While Christmas sales were better than forecast, there was no end to the decline of the retail industry in the final quarter of 2011, according to the experts at the Retail Think Tank.
After meeting in January, the KPMG/Ipsos Retail Think Tank (RTT) reached the conclusion that the deterioration in retail health which plagued 2011 continued throughout the fourth quarter. The Retail Health Index (RHI) continued to drop, falling 2 points to 80 in the quarter. This marks the fourth quarter in a row in which the RHI has fallen.
While retailers attempted to kick start demand by slashing prices and increasing the number of unplanned in store promotions, they did so at a cost to margins and profits.
Alarmingly, these costs are impacting negatively on the health of the retail industry for the first time since the third quarter of 2008, at the height of the financial crisis.
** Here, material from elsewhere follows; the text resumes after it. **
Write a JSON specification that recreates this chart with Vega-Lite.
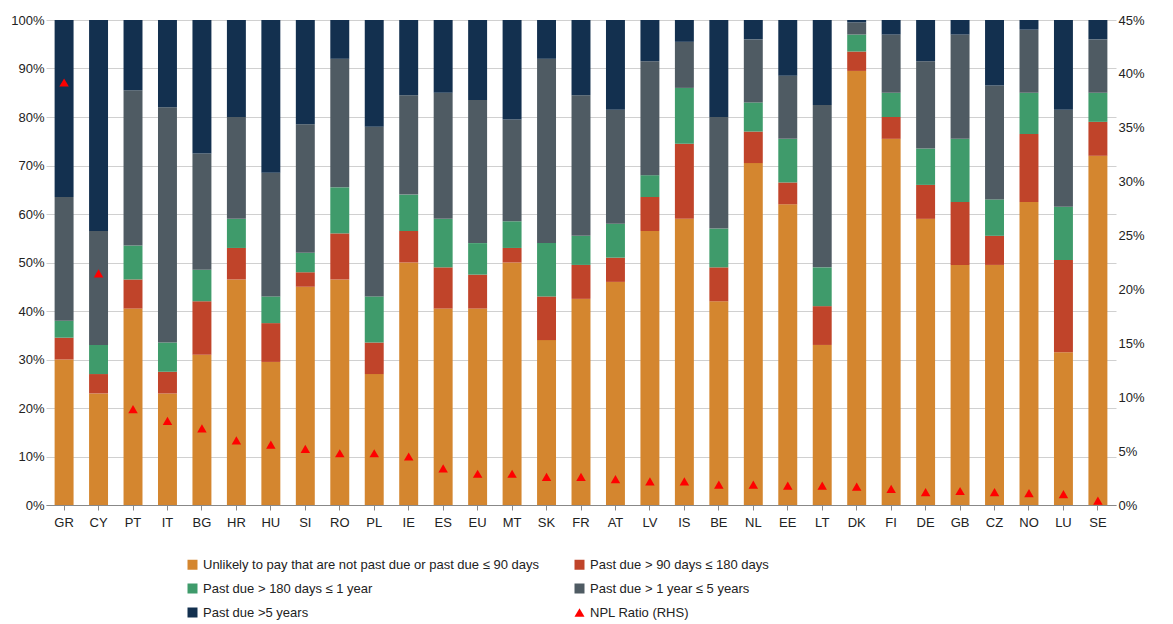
{
  "$schema": "https://vega.github.io/schema/vega-lite/v6.json",
  "width": 1070,
  "height": 485,
  "padding": {"top": 14, "left": 10, "right": 10, "bottom": 5},
  "background": "white",
  "config": {
    "view": {"stroke": null},
    "axis": {"labelFont": "Liberation Sans", "labelFontSize": 13, "labelColor": "#222", "domainColor": "#888", "tickColor": "#888"},
    "legend": {"labelFont": "Liberation Sans", "labelFontSize": 13, "labelColor": "#222"}
  },
  "data": {
    "values": [
      {"c": "GR", "a": 30, "b": 4.5, "g": 3.5, "d": 25.5, "e": 36.5, "npl": 0.392},
      {"c": "CY", "a": 23, "b": 4, "g": 6, "d": 23.5, "e": 43.5, "npl": 0.215},
      {"c": "PT", "a": 40.5, "b": 6, "g": 7, "d": 32, "e": 14.5, "npl": 0.089},
      {"c": "IT", "a": 23, "b": 4.5, "g": 6, "d": 48.5, "e": 18, "npl": 0.078},
      {"c": "BG", "a": 31, "b": 11, "g": 6.5, "d": 24, "e": 27.5, "npl": 0.071},
      {"c": "HR", "a": 46.5, "b": 6.5, "g": 6, "d": 21, "e": 20, "npl": 0.06},
      {"c": "HU", "a": 29.5, "b": 8, "g": 5.5, "d": 25.5, "e": 31.5, "npl": 0.056},
      {"c": "SI", "a": 45, "b": 3, "g": 4, "d": 26.5, "e": 21.5, "npl": 0.052},
      {"c": "RO", "a": 46.5, "b": 9.5, "g": 9.5, "d": 26.5, "e": 8, "npl": 0.048},
      {"c": "PL", "a": 27, "b": 6.5, "g": 9.5, "d": 35, "e": 22, "npl": 0.048},
      {"c": "IE", "a": 50, "b": 6.5, "g": 7.5, "d": 20.5, "e": 15.5, "npl": 0.045},
      {"c": "ES", "a": 40.5, "b": 8.5, "g": 10, "d": 26, "e": 15, "npl": 0.034},
      {"c": "EU", "a": 40.5, "b": 7, "g": 6.5, "d": 29.5, "e": 16.5, "npl": 0.029},
      {"c": "MT", "a": 50, "b": 3, "g": 5.5, "d": 21, "e": 20.5, "npl": 0.029},
      {"c": "SK", "a": 34, "b": 9, "g": 11, "d": 38, "e": 8, "npl": 0.026},
      {"c": "FR", "a": 42.5, "b": 7, "g": 6, "d": 29, "e": 15.5, "npl": 0.026},
      {"c": "AT", "a": 46, "b": 5, "g": 7, "d": 23.5, "e": 18.5, "npl": 0.024},
      {"c": "LV", "a": 56.5, "b": 7, "g": 4.5, "d": 23.5, "e": 8.5, "npl": 0.022},
      {"c": "IS", "a": 59, "b": 15.5, "g": 11.5, "d": 9.5, "e": 4.5, "npl": 0.022},
      {"c": "BE", "a": 42, "b": 7, "g": 8, "d": 23, "e": 20, "npl": 0.019},
      {"c": "NL", "a": 70.5, "b": 6.5, "g": 6, "d": 13, "e": 4, "npl": 0.019},
      {"c": "EE", "a": 62, "b": 4.5, "g": 9, "d": 13, "e": 11.5, "npl": 0.018},
      {"c": "LT", "a": 33, "b": 8, "g": 8, "d": 33.5, "e": 17.5, "npl": 0.018},
      {"c": "DK", "a": 89.5, "b": 4, "g": 3.5, "d": 2.5, "e": 0.5, "npl": 0.017},
      {"c": "FI", "a": 75.5, "b": 4.5, "g": 5, "d": 12, "e": 3, "npl": 0.015},
      {"c": "DE", "a": 59, "b": 7, "g": 7.5, "d": 18, "e": 8.5, "npl": 0.012},
      {"c": "GB", "a": 49.5, "b": 13, "g": 13, "d": 21.5, "e": 3, "npl": 0.013},
      {"c": "CZ", "a": 49.5, "b": 6, "g": 7.5, "d": 23.5, "e": 13.5, "npl": 0.012},
      {"c": "NO", "a": 62.5, "b": 14, "g": 8.5, "d": 13, "e": 2, "npl": 0.011},
      {"c": "LU", "a": 31.5, "b": 19, "g": 11, "d": 20, "e": 18.5, "npl": 0.01},
      {"c": "SE", "a": 72, "b": 7, "g": 6, "d": 11, "e": 4, "npl": 0.004}
    ]
  },
  "encoding": {
    "x": {"field": "c", "type": "nominal", "sort": null, "title": null,
      "scale": {"paddingInner": 0.45, "paddingOuter": 0.25},
      "axis": {"labelAngle": 0, "ticks": true, "labelPadding": 6}}
  },
  "layer": [
    {
      "transform": [
        {"fold": ["a", "b", "g", "d", "e"], "as": ["k", "v"]},
        {"lookup": "k", "from": {"data": {"values": [
          {"k": "a", "s": "Unlikely to pay  that are not past due or past due ≤ 90 days", "o": 1},
          {"k": "b", "s": "Past due > 90 days ≤ 180 days", "o": 2},
          {"k": "g", "s": "Past due > 180 days ≤ 1 year", "o": 3},
          {"k": "d", "s": "Past due > 1 year ≤ 5 years", "o": 4},
          {"k": "e", "s": "Past due >5 years", "o": 5}
        ]}, "key": "k", "fields": ["s", "o"]}}
      ],
      "mark": {"type": "bar"},
      "encoding": {
        "y": {"field": "v", "type": "quantitative", "stack": "normalize", "title": null,
          "axis": {"format": ".0%", "values": [0, 0.1, 0.2, 0.3, 0.4, 0.5, 0.6, 0.7, 0.8, 0.9, 1], "grid": true, "gridColor": "#d0d0d0", "domain": false, "ticks": false}},
        "order": {"field": "o", "type": "quantitative"},
        "color": {"field": "s", "type": "nominal", "title": null,
          "scale": {
            "domain": ["Unlikely to pay  that are not past due or past due ≤ 90 days", "Past due > 90 days ≤ 180 days", "Past due > 180 days ≤ 1 year", "Past due > 1 year ≤ 5 years", "Past due >5 years", "NPL Ratio (RHS)"],
            "range": ["#D4862F", "#C0442A", "#3F9B6B", "#4F5B63", "#13304F", "#FF0000"]},
          "legend": {"orient": "none", "direction": "horizontal", "legendX": 140, "legendY": 538, "columns": 2, "columnPadding": 30, "rowPadding": 10, "labelLimit": 500, "symbolSize": 100,
            "encode": {"symbols": {"update": {"shape": {"signal": "datum.value == 'NPL Ratio (RHS)' ? 'triangle-up' : 'square'"}}}}}}
      }
    },
    {
      "transform": [{"calculate": "'NPL Ratio (RHS)'", "as": "s"}],
      "mark": {"type": "point", "shape": "triangle-up", "filled": true, "size": 90, "opacity": 1},
      "encoding": {
        "y": {"field": "npl", "type": "quantitative", "title": null,
          "scale": {"domain": [0, 0.45]},
          "axis": {"orient": "right", "format": ".0%", "values": [0, 0.05, 0.1, 0.15, 0.2, 0.25, 0.3, 0.35, 0.4, 0.45], "grid": false, "domain": false, "ticks": false}},
        "color": {"field": "s", "type": "nominal"}
      }
    }
  ],
  "resolve": {"scale": {"y": "independent"}}
}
This illustrates the effect of increased investment in servicing multi-channel operations over the Christmas period.
The majority of RTT members agree to a worrying prediction that the rate of decline in retail health will not slow down in the first quarter of 2012 and the RHI will continue to drop, a further 3 points to 77. This would mark the lowest ebb in retail health since the RTT was established in 2006; and would create a downward momentum not seen since the early stages of 2009.
Helen Dickinson, KPMG, commented, “As we predicted three months ago Christmas was not experienced at full price. Retailers fought hard to get ‘their share’ by matching or exceeding competitors’ offers. This of course impacted margins significantly although it did drive a late uplift in demand in December, with some retailers doing significantly better than others. However, there were many other austerity factors acting to hold it down across October and November. These included a depressing Autumn Statement from the Chancellor; high petrol, diesel and home energy costs; rising unemployment; public-sector strikes over pension changes; the Euro crisis and even the unseasonably mild weather at the start of the quarter.”
Retail analyst Nick Bubb commented, “Retailers who undertook reactive and unplanned discounting in quarter 4 effectively saved Christmas – so far as their balance sheets are concerned. But once you train consumers to expect deep discounts you make a rod for your own back when you attempt to increase margins again. Sadly, many of the best-performing retailers of the 80’s, 90’s and 00’s have continually downgraded their brands; losing brand equity as well as market share. Right now very nearly the only thing propping up demand is the illusion created by food price inflation, and that’s no comfort at all”.